Professor Stan Ingman has volunteered in Mexico building villages for more than 15 years, and one of his friends from Mexico contacted him about SuBire, which focuses on sustainability education in business. Now, over the past two years, the working relationship between UNT and SuBire, and now Colegio Union Mexico, have further developed intellectual passageways, Ingman said.
“It’s a two-way street of learning from each other, how we can have better K-12 education, and how we can make universities more responsive to this sustainable education model,” Ingman said. “It’s also the diffusion of [UNT professors’] ideas and their research outside of the region. It becomes a kind of laboratory for teachers and researchers on this campus to try to implement some of their lessons.”
Now, there are collaborations between the Mexican schools and UNT’s sociology, music, business and engineering departments, as well as the Office of Sustainability, Ingman said. For example, Office of Sustainability employees are spending this week at SuBire to run workshops for corporate leaders, parents and even students about green business, all paid for by SuBire.
The sociology department has been heavily involved in the schools, as Ingman is part of the department faculty, and members have worked with the school to create sustainable educational programs for the parents to help teachers.
With UNTs help, SuBire is installing a solar panel, adding a regional “exploratorium” on sustainable technologies and agriculture at a farm, and working with a women’s group to build about 400 houses for low-income families.
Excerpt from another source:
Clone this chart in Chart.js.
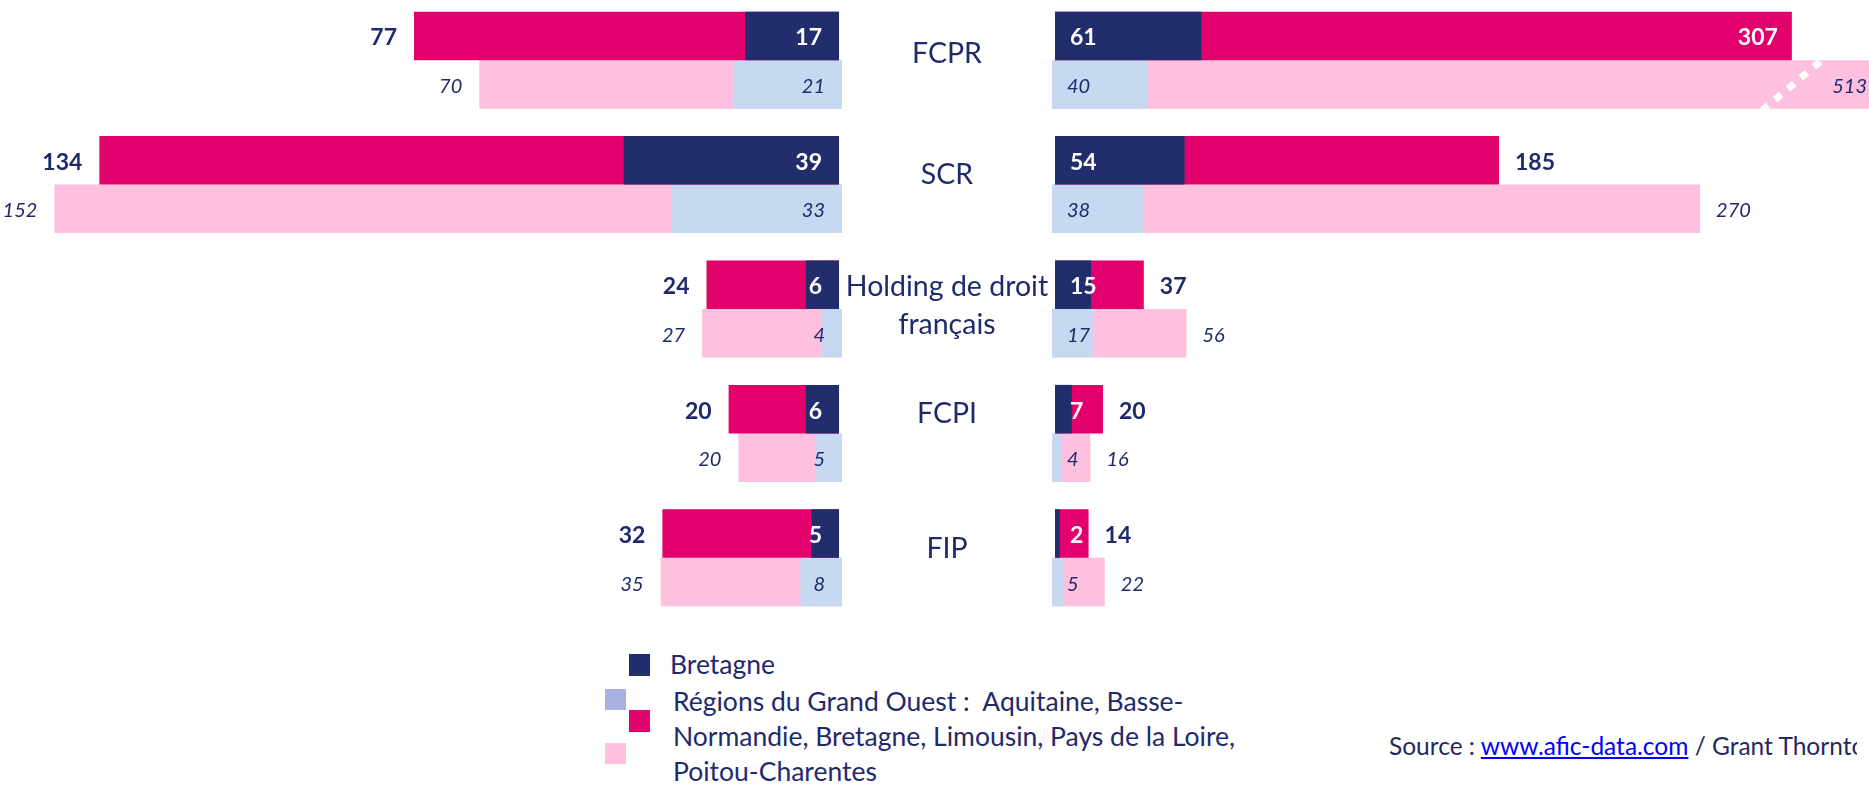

Francisco Guzman, a professor in the College of Business, recently took a trip with other UNT professors to learn about the school, and also help as a cultural liaison, he said, as he is Mexican and fluent in Spanish.
Since the school is a private, international, business-focused high school, it is prime ground for recruiting more diverse students who are well prepared for academia, Guzman said.
“Finding students who are trained in a good, private, well-developed program with the resources to come to the United States with the sustainability mentality and the business school mentality — it’s a huge win for us,” he said.
The dean of the college was already interested in finding K-12 schools outside of North Texas that focused on sustainability education, so the partnership between the College of Business and SuBire seemed natural, Ingman said.
The partnership will continue this school year, and some recent UNT graduates will be joining the team at SuBire this January. Professors will also continue to visit the schools, especially as they work to build a second SuBire campus.
“The whole reputation of the University of North Texas can be enhanced by having these kinds of partnerships,” Ingman said.